- Theatrical release poster
- Directed by: Sarik Andreasyan
- Written by: Aleksey Gravitskiy; Sergey Volkov;
- Produced by: Armen Ananikyan; Sarik Andreasyan; Gevond Andreasyan; Vadim Vereshchagin; Rafael Minasbekyan;
- Starring: Daniil Muravyev-Izotov; Sergey Bezrukov; Vladimir Vdovichenkov; Mariya Mironova; Konstantin Lavronenko;
- Cinematography: Kirill Zotkin
- Edited by: Georgiy Isaakyan
- Production company: Big Cinema House
- Distributed by: Central Partnership
- Release date: October 31, 2019;
- Running time: 90 minutes
- Country: Russia
- Language: Russian
- Budget: 150 million RUB
- Box office: $1,106,307 66 457 401 RUB

= Robo (2019 film) =

Robo (Робо) is a 2019 Russian children's adventure film directed by Sarik Andreasyan and screenwriters Aleksey Gravitskiy and Sergey Volkov. It stars Daniil Muravyov-Izotov as Mitya Privalov and Sergey Bezrukov as the voice of Robo. The film released on October 31, 2019, by Central Partnership.

== Plot ==
Mitya Privalov is a twelve year old boy who loves to draw comics. However, his parents do not understand his hobby and intend for him to follow them in the field of robotics.
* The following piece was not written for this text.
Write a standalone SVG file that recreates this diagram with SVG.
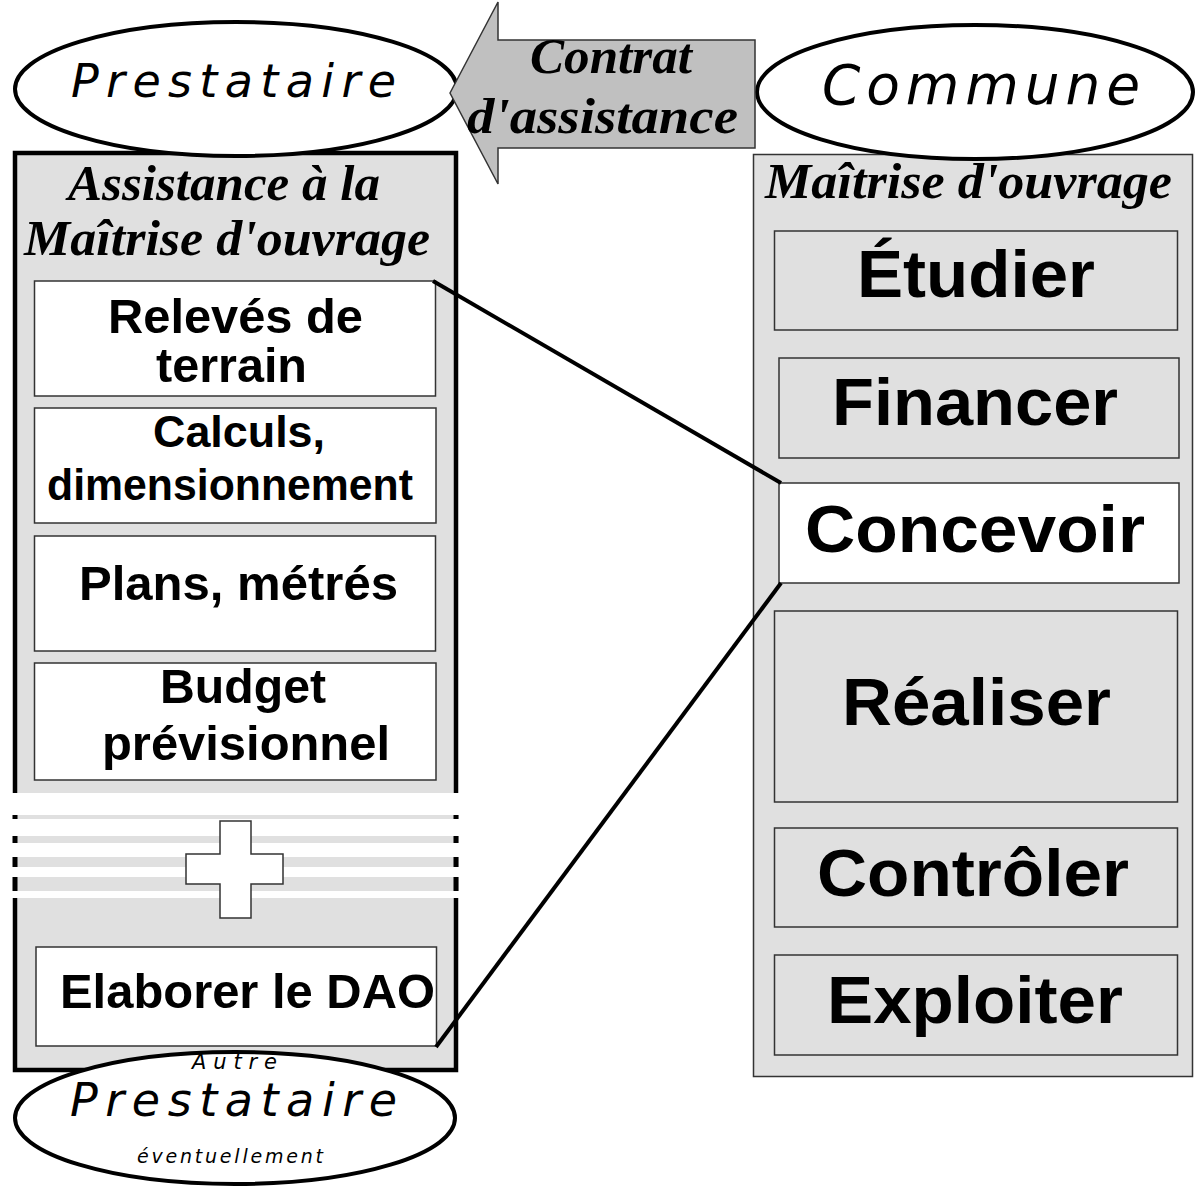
<svg xmlns="http://www.w3.org/2000/svg" width="1195" height="1186" viewBox="0 0 1195 1186">
<style>
.ell{fill:#fff;stroke:#000;stroke-width:4}
.box{stroke:#333;stroke-width:1.5}
.g{fill:#e0e0e0}
.w{fill:#fff}
.oval{font-family:"DejaVu Sans",Verdana,sans-serif;font-style:italic;text-anchor:middle;fill:#000}
.ser{font-family:"Liberation Serif","Times New Roman",serif;font-style:italic;font-weight:bold;font-size:50px;text-anchor:middle;fill:#000}
.big{font-family:"Liberation Sans",Arial,sans-serif;font-weight:bold;font-size:66px;text-anchor:middle;fill:#000}
.mid{font-family:"Liberation Sans",Arial,sans-serif;font-weight:bold;font-size:48px;text-anchor:middle;fill:#000}
.conn{stroke:#000;stroke-width:4;fill:none}
</style>

<g id="panel-moa">
<rect x="753.5" y="154.5" width="439" height="922" class="g box"/>
<text class="ser" x="968.5" y="198" textLength="407" lengthAdjust="spacingAndGlyphs">Maîtrise d'ouvrage</text>
</g>
<g id="etudier"><rect x="774.5" y="231" width="403" height="99" class="g box"/><text class="big" x="976" y="297" textLength="238" lengthAdjust="spacingAndGlyphs">Étudier</text></g>
<g id="financer"><rect x="779" y="358" width="400" height="100" class="g box"/><text class="big" x="975" y="425" textLength="286" lengthAdjust="spacingAndGlyphs">Financer</text></g>
<g id="concevoir"><rect x="779" y="483" width="400" height="100" class="w box"/><text class="big" x="975" y="552" textLength="340" lengthAdjust="spacingAndGlyphs">Concevoir</text></g>
<g id="realiser"><rect x="774.5" y="611" width="403" height="191" class="g box"/><text class="big" x="976.5" y="725" textLength="269" lengthAdjust="spacingAndGlyphs">Réaliser</text></g>
<g id="controler"><rect x="774.5" y="828" width="403" height="99" class="g box"/><text class="big" x="973" y="896" textLength="312" lengthAdjust="spacingAndGlyphs">Contrôler</text></g>
<g id="exploiter"><rect x="774.5" y="955" width="403" height="100" class="g box"/><text class="big" x="975" y="1023" textLength="296" lengthAdjust="spacingAndGlyphs">Exploiter</text></g>

<g id="panel-amo">
<rect x="15" y="153" width="441" height="640" class="g"/>
<path d="M15 793 V153 H456 V793" fill="none" stroke="#000" stroke-width="4.5"/>
<rect x="13" y="815" width="446" height="4" class="g"/>
<rect x="13" y="836" width="446" height="7" class="g"/>
<rect x="13" y="857" width="446" height="10" class="g"/>
<rect x="13" y="877" width="446" height="14" class="g"/>
<g fill="#000">
<rect x="12.5" y="815" width="5" height="4"/><rect x="453.5" y="815" width="5" height="4"/>
<rect x="12.5" y="836" width="5" height="7"/><rect x="453.5" y="836" width="5" height="7"/>
<rect x="12.5" y="857" width="5" height="10"/><rect x="453.5" y="857" width="5" height="10"/>
<rect x="12.5" y="877" width="5" height="14"/><rect x="453.5" y="877" width="5" height="14"/>
</g>
<rect x="15" y="898" width="441" height="172" class="g"/>
<path d="M15 898 V1070 H456 V898" fill="none" stroke="#000" stroke-width="4.5"/>
<text class="ser" x="224" y="200" textLength="312" lengthAdjust="spacingAndGlyphs">Assistance à la</text>
<text class="ser" x="227" y="255" textLength="406" lengthAdjust="spacingAndGlyphs">Maîtrise d'ouvrage</text>
</g>
<g id="releves"><rect x="34.5" y="281" width="401" height="115" class="w box"/>
<text class="mid" x="235.5" y="333" textLength="255" lengthAdjust="spacingAndGlyphs">Relevés de</text>
<text class="mid" x="231.5" y="382" textLength="151" lengthAdjust="spacingAndGlyphs">terrain</text></g>
<g id="calculs"><rect x="34.5" y="408" width="401.5" height="115" class="w box"/>
<text class="mid" x="239" y="447" style="font-size:44px" textLength="172" lengthAdjust="spacingAndGlyphs">Calculs,</text>
<text class="mid" x="230" y="500" style="font-size:44px" textLength="366" lengthAdjust="spacingAndGlyphs">dimensionnement</text></g>
<g id="plans"><rect x="34.5" y="536" width="401" height="115" class="w box"/>
<text class="mid" x="238.5" y="600" textLength="319" lengthAdjust="spacingAndGlyphs">Plans, métrés</text></g>
<g id="budget"><rect x="34.5" y="663" width="401.5" height="117" class="w box"/>
<text class="mid" x="243" y="703" textLength="166" lengthAdjust="spacingAndGlyphs">Budget</text>
<text class="mid" x="246" y="760" textLength="288" lengthAdjust="spacingAndGlyphs">prévisionnel</text></g>
<g id="plus"><polygon points="220,821 251,821 251,854 283,854 283,884 251,884 251,918 220,918 220,884 186,884 186,854 220,854" class="w box"/></g>
<g id="dao"><rect x="36" y="947" width="400.5" height="99" class="w box"/>
<text class="mid" x="247.5" y="1008" textLength="375" lengthAdjust="spacingAndGlyphs">Elaborer le DAO</text></g>

<g id="prestataire">
<ellipse cx="236" cy="89" rx="221" ry="67" class="ell"/>
<text class="oval" x="233.5" y="97" style="font-size:46px" textLength="325" lengthAdjust="spacing">Prestataire</text>
</g>
<g id="commune">
<ellipse cx="975" cy="92" rx="218" ry="67" class="ell"/>
<text class="oval" x="981" y="104" style="font-size:55px" textLength="318" lengthAdjust="spacing">Commune</text>
</g>
<g id="contrat">
<polygon points="450,93 498,2 498,40 755,40 755,148 498,148 498,184" fill="#c0c0c0" stroke="#333" stroke-width="1.5"/>
<text class="ser" x="611" y="73" textLength="162" lengthAdjust="spacingAndGlyphs">Contrat</text>
<text class="ser" x="602.5" y="133" textLength="271" lengthAdjust="spacingAndGlyphs">d'assistance</text>
</g>
<g id="autre-prestataire">
<ellipse cx="235" cy="1118" rx="220" ry="66" class="ell"/>
<text class="oval" x="234.5" y="1069" style="font-size:21px" textLength="85" lengthAdjust="spacing">Autre</text>
<text class="oval" x="233.5" y="1116" style="font-size:46px" textLength="327" lengthAdjust="spacing">Prestataire</text>
<text class="oval" x="230" y="1163" style="font-size:19px" textLength="186" lengthAdjust="spacing">éventuellement</text>
</g>

<g id="connectors">
<line x1="433" y1="281" x2="781" y2="483" class="conn"/>
<line x1="781" y1="583" x2="436" y2="1047" class="conn"/>
</g>
</svg>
Mitya later encounters A-112, a robot created by his parents. His parents intended to write off the project, but Mitya does not want to give it away. He decides to hide the robot's existence and protect it from danger.

== Cast ==
- Daniil Muravyev-Izotov as Dmitriy "Mitya" Privalov
- Sergey Bezrukov as Robo (voice)
- Vladimir Vdovichenkov as Viktor Privalov
- Mariya Mironova as Nadezhda "Nadya" Privalova
- Konstantin Lavronenko as general
- Hrant Tokhatyan as uncle Kolya
- Elizabeth Moryak as Katya
- Elena Borshcheva as physical education teacher

==Release==
The film was released in Russia on October 31, 2019 by the distributor Central Partnership.